19 October, 2006

trust

This morning after two run-through's of Hoffmann (just the first act), I had a rep. coaching where I decided to sing through the Bell Song and O luce...well, after two other tidbits of Lakme.
Here are my feelings on Lakme as a first time role that I will be singing this year, and how I'm preparing it.

This role is not only coloratura fireworks and that pretty duet they use in Giardelli chocolate or British Airways commercials. It is tender, calm, LOW, MIDDLE, lullabye, emotive-- I'd say it's close to Lucia in terms of emotion that you have to go through in each piece, and then also the absolute serenity of singing the "mad scene" that you have to approach some of the lullabyes with. Aaaanyway, it's challenging but in a really good way. Kind of like what Lucia was for me last year. The funny thing is, now I feel very comfortable with the low/middle lullabye sections and the gorgeous, long-phrased and lined pieces, and for some reason again my voice/mind connection decided to go on the fritz again today during the Lakme aria.

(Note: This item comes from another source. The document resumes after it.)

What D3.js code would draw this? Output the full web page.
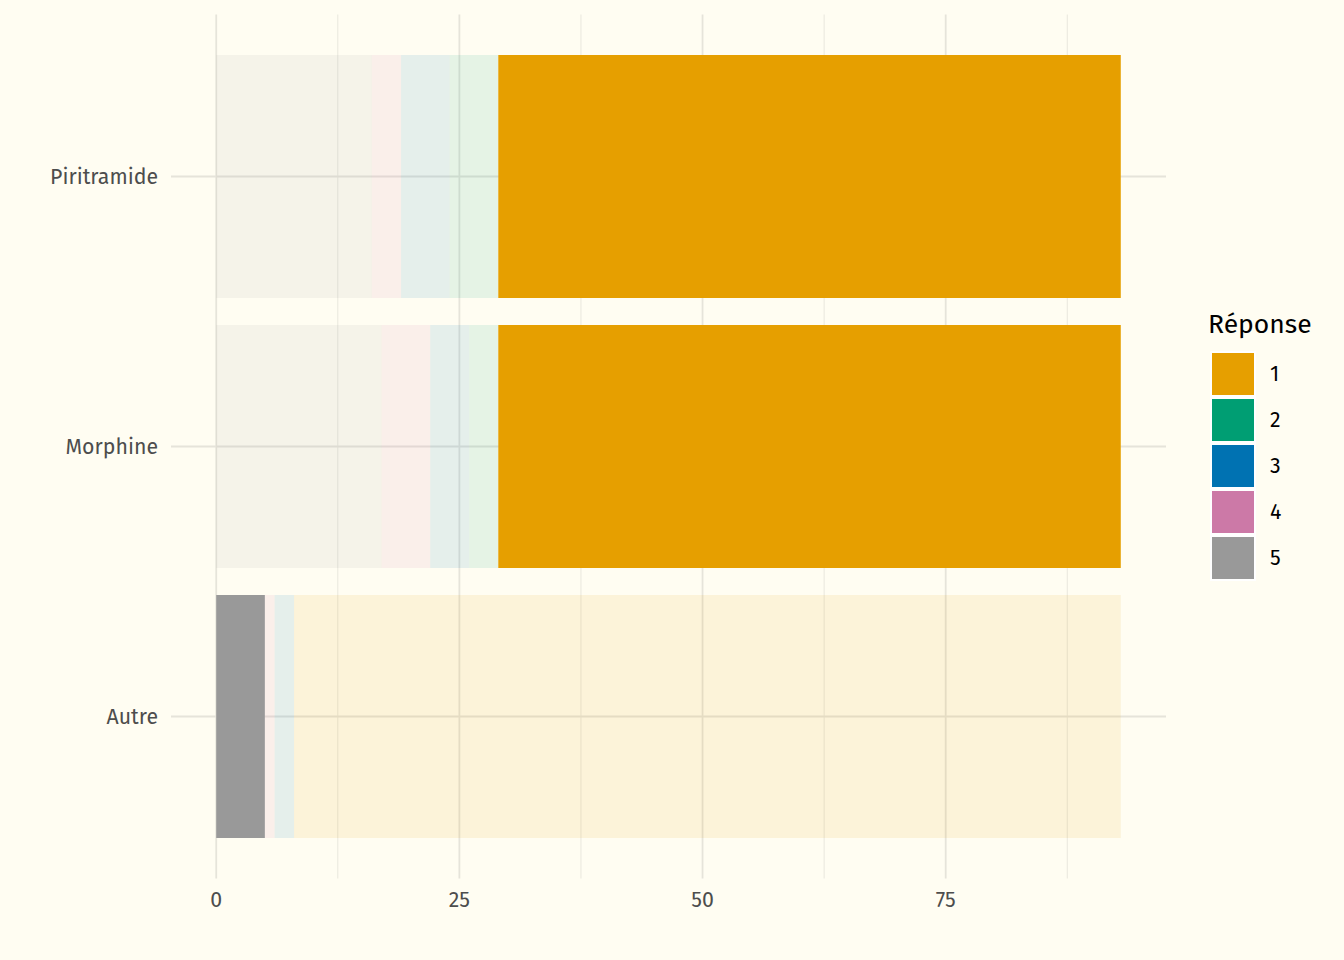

I have GOT to stop thinking about this. Thinking about anything that has to do with my singing. It's not that I'm actively listening to the sounds I'm making. On the contrary, I'm maybe questioning what the sound is, what vowel I'm using, asking if it's really free--- I mean- who needs that?! I just need to relax and sing like I know how to sing, emote like the character, feel the words...ahhh..sometimes it's so frustrating to pretend that no one ever "taught" you to sing or "tweaked" you or discussed "breathing" and "technique". It was all there from the start. It needed guidance and love and nurturing and time. And now it's here and ready!! And I have to just trust that feeling more.

Of course I was taught. Of course I learned things along the way. But when it comes to performing and singing, all of those learned skills should come naturally now. There is no reason for my mind to wander and wonder whether it's going well! And still, it happens. Maybe it was because it was a coaching- and I tend to "listen" more in those types of situations rather than onstage where I have do just do my thing. Listen to see if everything in those lessons is actually working out in this coaching..and WILL work out in auditions and in the role.

Goal for tomorrow's Met competition repertoire coaching: STOP. SING.

g

2 comments:

Gregory said...

Toi toi toi, baby!

If I could just get to the point of "OK, I know this is the ugly sound in my head that's the pretty sound out there" vs. "OK, which ugly sound is this?" I think I would be happy.

GP

me said...

exaaaactly. I'm not even wanting to sound pretty! I just want to STOP thinking about sound alltogether!